How The Richest Of The Rich Will Live...

Have we forgotten that the world is going through a food crisis and
people are starving in the same country where this home is being

Mukesh Ambani the fifth richest man in the world is building this $2
billlion home in Mumbai, when right across town exists the largest
slum in the world, Dharawi.

"The only remotely comparable high-rise property currently on the
market is the $70 million triplex penthouse at the Pierre Hotel in New
York, designed to resemble a French chateau, and climbing 525 feet in
the air. When the Ambani residence is finished in January, completing
a four-year process, it will be 550 feet high with 400,000 square feet
of interior space. The home will cost more than a hotel or high-rise
of similar size because of its custom measurements and fittings: A
hotel or condominium has a common layout, replicated on every floor,
and uses the same materials throughout the building (such as door
handles, floors, lamps and window treatments)," says an article in
Forbes magazine.

"The Ambani home, called Antilla, differs in that no two floors are
alike in either plans or materials used. At the request of Nita
Ambani, say the designers, if a metal, wood or crystal is part of the
ninth-floor design, it shouldn't be used on the eleventh floor, for
example. The idea is to blend styles and architectural elements so
spaces give the feel of consistency, but without repetition," reports
Forbes, "Antilla's shape is based on Vaastu, an Indian tradition much
like Feng Shui that is said to move energy beneficially through the
building by strategically placing materials, rooms and objects."

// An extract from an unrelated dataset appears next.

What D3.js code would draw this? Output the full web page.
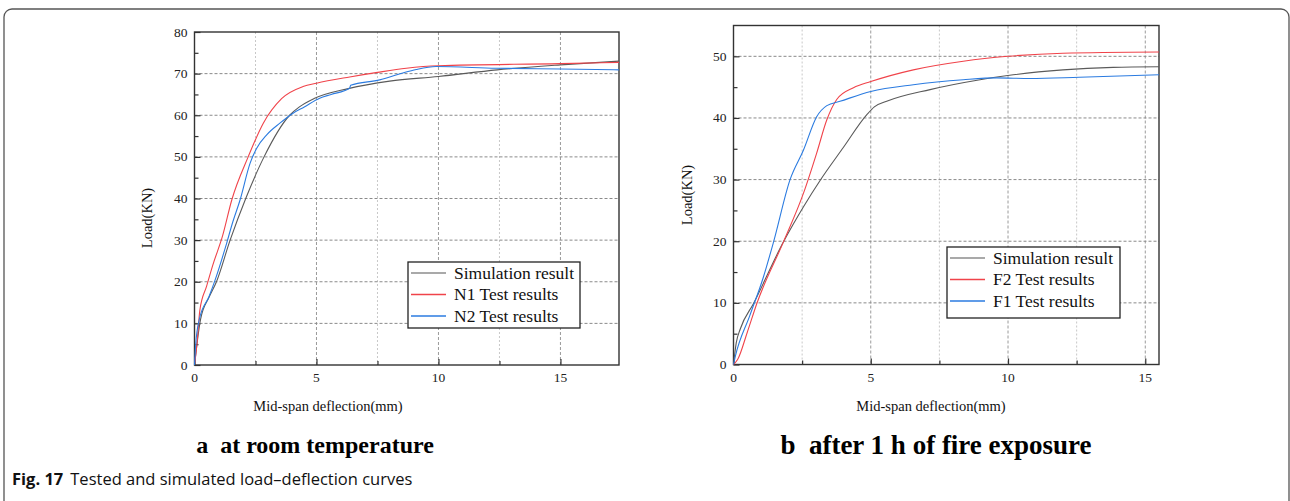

Apparently, "Ambani plans to occasionally use the residence for
corporate entertainment, and the family wants the look and feel of the
home's interior to be distinctly Indian; 85% of the materials and
labor will come from outside the U.S., most of it from India," so one
may argue that this is creating a mini industry in India adding to the
economy. However, to most, there are better ways to revitalize the
down trodden than spend $2 billion on an extravagant home for oneself.